Scientific classification
- Kingdom: Plantae
- Clade: Tracheophytes
- Clade: Angiosperms
- Clade: Eudicots
- Clade: Rosids
- Order: Malpighiales
- Family: Clusiaceae
- Genus: Garcinia
- Species: G. lanceifolia
- Binomial name: Garcinia lanceifolia Roxb.
- Varieties: Garcinia lanceifolia var. lanceifolia; Garcinia lanceifolia var. oxyphylla (Planch. & Triana) Laness.;
- Synonyms: Synonyms of var. lanceifolia: Garcinia gracilis Pierre; Stalagmitis lanceifolia G.Don; Synonyms of var. oxyphylla: Garcinia oxyphylla Planch. & Triana;

= Garcinia lanceifolia =

- Genus: Garcinia
- Species: lanceifolia
- Authority: Roxb.
- Conservation status: LC
- Synonyms: Garcinia gracilis Pierre, Stalagmitis lanceifolia G.Don, Garcinia oxyphylla Planch. & Triana

Fruit tree

Garcinia lanceifolia is an endemic medicinal evergreen plant with edible fruit native to northeastern India (Arunachal Pradesh, Assam, Meghalaya, Nagaland, and Mizoram), Bangladesh, and Indochina (Cambodia, Laos, Myanmar, Thailand, and Vietnam). It is small evergreen tree growing up to 10 metres tall with glabrous leaves. It is native to moist evergreen subtropical and tropical hill forests from 400 to 1,200 metres elevation, where it is locally common. It typically grows as an understorey plant in the dense shade of other trees. It is used for food and medicine.

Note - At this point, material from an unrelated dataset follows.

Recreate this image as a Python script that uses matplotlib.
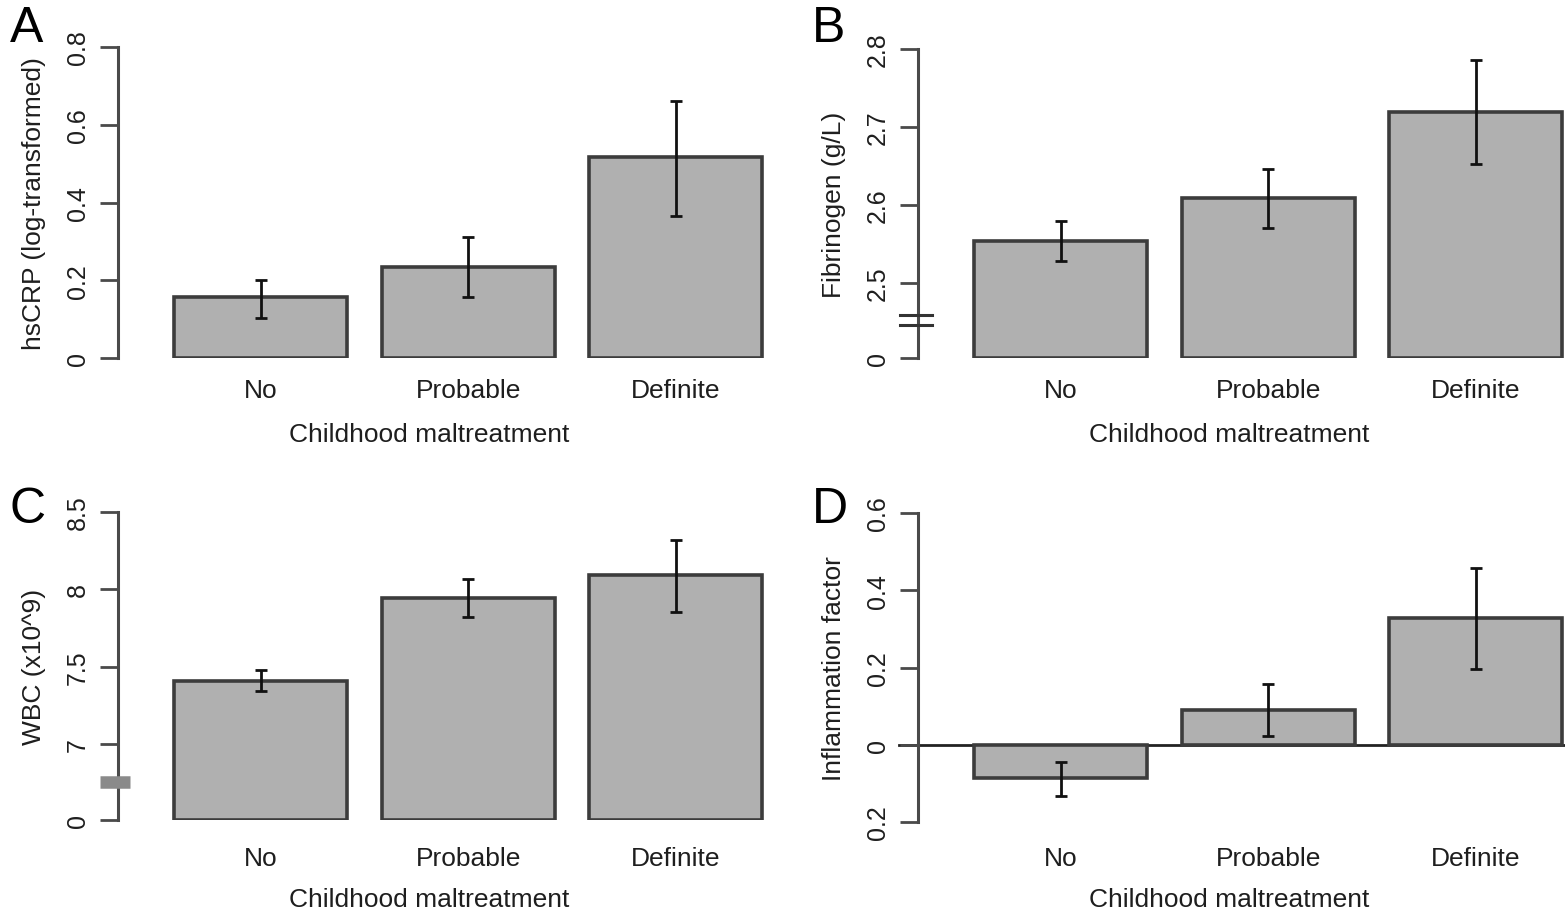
#!/usr/bin/env python3
"""plot.py - childhood maltreatment vs inflammation markers (4 panel barplot)."""
import numpy as np
import matplotlib
matplotlib.use("Agg")
import matplotlib.pyplot as plt
from matplotlib.transforms import blended_transform_factory

plt.rcParams["font.family"] = ["Liberation Sans", "DejaVu Sans"]

# ---- data -------------------------------------------------------------
groups = ["No", "Probable", "Definite"]

crp_mean = [0.157, 0.235, 0.517]
crp_lo   = [0.103, 0.157, 0.364]
crp_hi   = [0.200, 0.310, 0.661]

fib_mean = [2.554, 2.609, 2.719]
fib_lo   = [2.528, 2.571, 2.652]
fib_hi   = [2.579, 2.646, 2.786]

wbc_mean = [7.406, 7.945, 8.090]
wbc_lo   = [7.342, 7.819, 7.852]
wbc_hi   = [7.477, 8.065, 8.316]

inf_mean = [-0.086, 0.091, 0.327]
inf_lo   = [-0.132, 0.023, 0.195]
inf_hi   = [-0.044, 0.156, 0.457]

crp_ticks = [0, 0.2, 0.4, 0.6, 0.8]
crp_ticklabels = ["0", "0.2", "0.4", "0.6", "0.8"]
fib_ticks = [0, 2.5, 2.6, 2.7, 2.8]
fib_ticklabels = ["0", "2.5", "2.6", "2.7", "2.8"]
wbc_ticks = [0, 7, 7.5, 8, 8.5]
wbc_ticklabels = ["0", "7", "7.5", "8", "8.5"]
inf_ticks = [-0.2, 0, 0.2, 0.4, 0.6]
inf_ticklabels = ["0.2", "0", "0.2", "0.4", "0.6"]

# ---- style ------------------------------------------------------------
W, H, DPI = 1565, 912, 100
BAR_FILL = "#b0b0b0"
BAR_EDGE = "#3c3c3c"
AXIS_COL = "#4a4a4a"
TEXT = "#1e1e1e"
XPOS = np.array([0.7, 1.9, 3.1])
PX_PER_UNIT = 173.0
XLIM = (-0.125, 3.625)
FS = 19


def broken_scale(lo, base):
    """Linear above `lo`; 0..lo squeezed into base..lo (axis break)."""
    k = (lo - base) / lo

    def fwd(y):
        y = np.asarray(y, dtype=float)
        return np.where(y >= lo, y, base + y * k)

    def inv(t):
        t = np.asarray(t, dtype=float)
        return np.where(t >= lo, t, (t - base) / k)

    return fwd, inv


def make_ax(fig, x0, y_top, y_bot):
    w = (XLIM[1] - XLIM[0]) * PX_PER_UNIT
    return fig.add_axes([x0 / W, 1 - y_bot / H, w / W, (y_bot - y_top) / H])


def panel(ax, mean, lo, hi, ticks, ticklabels, ylabel, ylim,
          cat_pad, xlab_pad):
    mean = np.asarray(mean)
    err = [mean - np.asarray(lo), np.asarray(hi) - mean]
    ax.bar(XPOS, mean, width=1.0, color=BAR_FILL, edgecolor=BAR_EDGE,
           linewidth=2.6, zorder=2)
    ax.errorbar(XPOS, mean, yerr=err, fmt="none", ecolor="#111111",
                elinewidth=2.0, capsize=4.5, capthick=2.0, zorder=3)
    ax.set_xlim(*XLIM)
    ax.set_ylim(*ylim)

    for s in ("top", "right", "bottom"):
        ax.spines[s].set_visible(False)
    ax.spines["left"].set_color(AXIS_COL)
    ax.spines["left"].set_linewidth(2.2)

    ax.set_yticks(ticks)
    ax.set_yticklabels(ticklabels, rotation=90, va="center")
    ax.tick_params(axis="y", length=13, width=2.0, color=AXIS_COL,
                   labelsize=18, labelcolor=TEXT, pad=7.5)
    ax.set_xticks(XPOS)
    ax.set_xticklabels(groups)
    ax.tick_params(axis="x", length=0, labelsize=FS, labelcolor=TEXT,
                   pad=cat_pad)
    ax.set_xlabel("Childhood maltreatment", fontsize=FS, color=TEXT,
                  labelpad=xlab_pad)
    ax.xaxis.label.set_x(0.479)
    ax.set_ylabel(ylabel, fontsize=FS, color=TEXT, labelpad=14)


def break_lines(ax, ys):
    tr = blended_transform_factory(ax.transAxes, ax.transData)
    for yy in ys:
        ax.plot([-0.028, 0.022], [yy, yy], transform=tr, color="#333333",
                lw=2.2, clip_on=False, zorder=5)


def break_block(ax, y):
    tr = blended_transform_factory(ax.transAxes, ax.transData)
    ax.plot([-0.027, 0.018], [y, y], transform=tr, color="#8a8a8a",
            lw=9, solid_capstyle="butt", clip_on=False, zorder=5)


fig = plt.figure(figsize=(W / DPI, H / DPI), dpi=DPI)
fig.patch.set_facecolor("white")

# A: hsCRP
axA = make_ax(fig, 118, 48, 359)
panel(axA, crp_mean, crp_lo, crp_hi, crp_ticks, crp_ticklabels,
      "hsCRP (log-transformed)", (0, 0.8), 14.5, 14)

# B: fibrinogen, broken axis
axB = make_ax(fig, 918, 50, 359)
fwdB, invB = broken_scale(2.5, 2.404)
axB.set_yscale("function", functions=(fwdB, invB))
panel(axB, fib_mean, fib_lo, fib_hi, fib_ticks, fib_ticklabels,
      "Fibrinogen (g/L)", (0, 2.8), 14.5, 14)
break_lines(axB, [1.1, 1.42])

# C: WBC, broken axis
axC = make_ax(fig, 118, 513, 821)
fwdC, invC = broken_scale(7.0, 6.51)
axC.set_yscale("function", functions=(fwdC, invC))
panel(axC, wbc_mean, wbc_lo, wbc_hi, wbc_ticks, wbc_ticklabels,
      "WBC (x10^9)", (0, 8.5), 19, 12)
break_block(axC, 3.5)

# D: inflammation factor
axD = make_ax(fig, 918, 514, 823)
panel(axD, inf_mean, inf_lo, inf_hi, inf_ticks, inf_ticklabels,
      "Inflammation factor", (-0.2, 0.6), 17.5, 12)
axD.axhline(0, xmin=-0.03, xmax=1.0, color="#222222", lw=2.0,
            clip_on=False, zorder=1)

# panel letters (pixel centres)
for letter, px, py in [("A", 27, 29), ("B", 829, 29),
                       ("C", 28, 510), ("D", 830, 510)]:
    fig.text(px / W, 1 - py / H, letter, fontsize=36, color="#000000",
             ha="center", va="center")

fig.savefig("out.png", dpi=DPI, facecolor="white")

It is locally known as 'Rupohi Thekera' (ৰূপহী থেকেৰা) or 'Kon Thekera' (কণ- থেকেৰা) in Assamese, Chengkek in Mizo, Thisuru in Garo, Dieng-soh-jadu in Khasi and Khanada.

Two varieties are accepted.
- Garcinia lanceifolia var. lanceifolia – eastern Himalayas, Assam, Bangladesh, and Indochina
- Garcinia lanceifolia var. oxyphylla (Planch. & Triana) Laness. – Assam

It has been used by various ethnic communities across North-Eastern India for treatment of dysentery, dyspepsia, and jaundice. It is also used as pickles in various North Eastern Indian cuisines.